Covering an area in which you can fit in fourSwitzerlands with still some more room, but with a population of just over 6 million, Eastern Anatolia is all about lonely and vast landscapes of mountainous terrain, with occasional flat-ish plateau inflitrated inbetween.
While the daytime temperatures of around 30°C—yet it can easily hit 40°C or more in relatively lower western parts of the region around Malatya, though—in summer make travelling in Eastern Anatolia a breeze (especially if you have arrived from the much hotter regions of Southern and Southeastern Turkey), the nights are fairly chilly and it's common for temperatures to go down as low as +12°C in late evenings, even in the hottest month of August, so pack along at least a cardigan or sweater.
Eastern Anatolia is constantly under snowcover during winter, which even shuts some non-major roads for days on end, and temperature can drop as low as a whopping -40°C — warm clothing is more essential than ever.
In the eastern and southeastern areas (near Iranian border and around Lake Van) of the region, the mother tongue of most locals is Kurdish. However most locals, especially younger ones, are also bilingual in Turkish, although heavily accented in most cases.
Local Turkish dialect spoken in northeastern section of the region (around Erzurum, and Kars) is far from the standard Turkish based on Istanbul dialect and is very close to Azerbaijani spoken in the neigbouring country (to the point of being virtually identical in the easternmost parts of the region, around Iğdır close to the border with Nakhchivan), although the written word always uses standard Turkish orthography as is usual.
Zaza, another Indo-Iranian language closely related to Kurdish, may also be heard in certain locales, especially in the central parts of the region around Tunceli and Bingöl.
As in Southeastern Anatolia, it is important to be cautious with whom you are smattering Kurdish or Zaza. Trying to strike up a conversation in those languages with a Turkish official, especially one from military, can have dire consequences.
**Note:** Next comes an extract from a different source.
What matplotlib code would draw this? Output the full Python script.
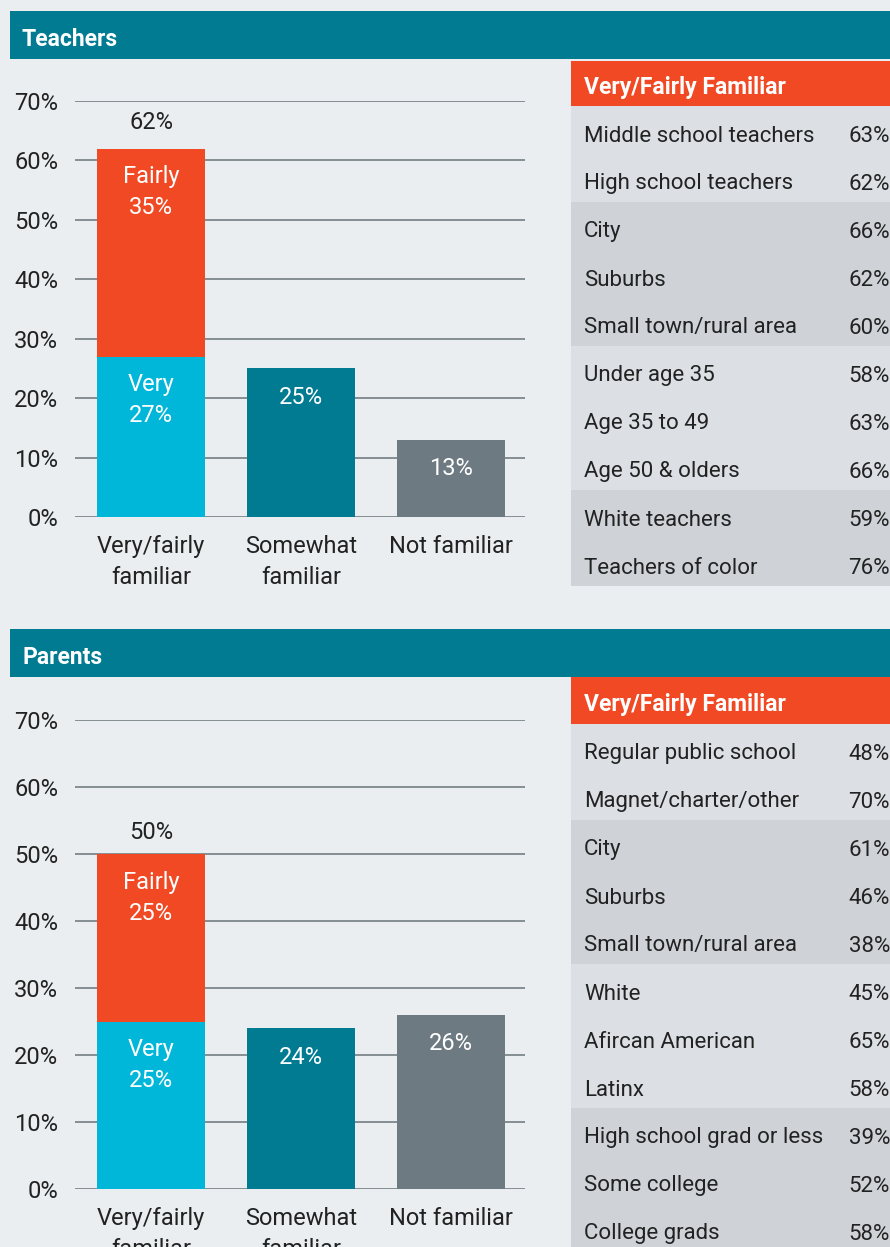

Erzurum is the main gateway to the region with fairly frequent air, bus, and rail connections with the rest of the country. Other secondary-major cities with airports include Malatya, and Van, both of which also has rail links with the rest of the country, and with Iran in the case of Van. Occasionally potholed (but getting better and wider day by day) highways connect the region to other Turkish regions in north, south, and west; and to Iran to east.
Muradiye Waterfalls (Muradiye Şelalesi). A quite large waterfall, usually getting frozen in winter. It is north of Muradiye, which is about 80 km north of Van, off the highway to Doğubeyazıt.
Meat is more or less what the whole local cuisine is dependent on in the region, as a very little number of vegetables can be grown in this highland with cool and short summers.
Most towns and cities in the region are 1,500 mt above the sea elevation (a fair number of which are close to 2,000 mt), and it's not uncommon for mountains—some of which are popular sights in themselves—to rise more than 3,000 mt, so make sure to take usual precautions against altitude sickness.
Those that had enough with the chilly mountain air can head south to much warmer (and, indeed, semi-desert) Southeastern Anatolia. If you prefer to have a glimpse of sea after poking about inland regions, though, you are much better heading north to Eastern Karadeniz, the nearest stretch of coastline backed by lush and misty mountains, although much of region's beaches were lost to coastal highway. Travellers heading for major centres of western Turkey will traverse Central Anatolia to west, while those intending to do the overland route to India can cross the border into Iran to east from a number of border crossings, which are located east of Doğubeyazıt, Van, and Hakkari north to south. Just north of Iran is Azerbaijan's Nakhchivan exclave, with a border crossing from east of Iğdır. There is also a crossing on the Georgian border to north, Türkgözü north of Kars/Ardahan. Although much less crowded than Sarp crossing on the Black Sea coast, it isn't any faster to cross the border there, as, for once, it's much remoter and harder to get a direct transportation to from major centres, and secondly it seems border formalities take longer to finish. If Armenian ruins all over Eastern Anatolia aroused an interest, Armenia to east across the border awaits, although that would require a detour via Iran or Georgia (which has much less complicated visa issues) as the border is currently closed.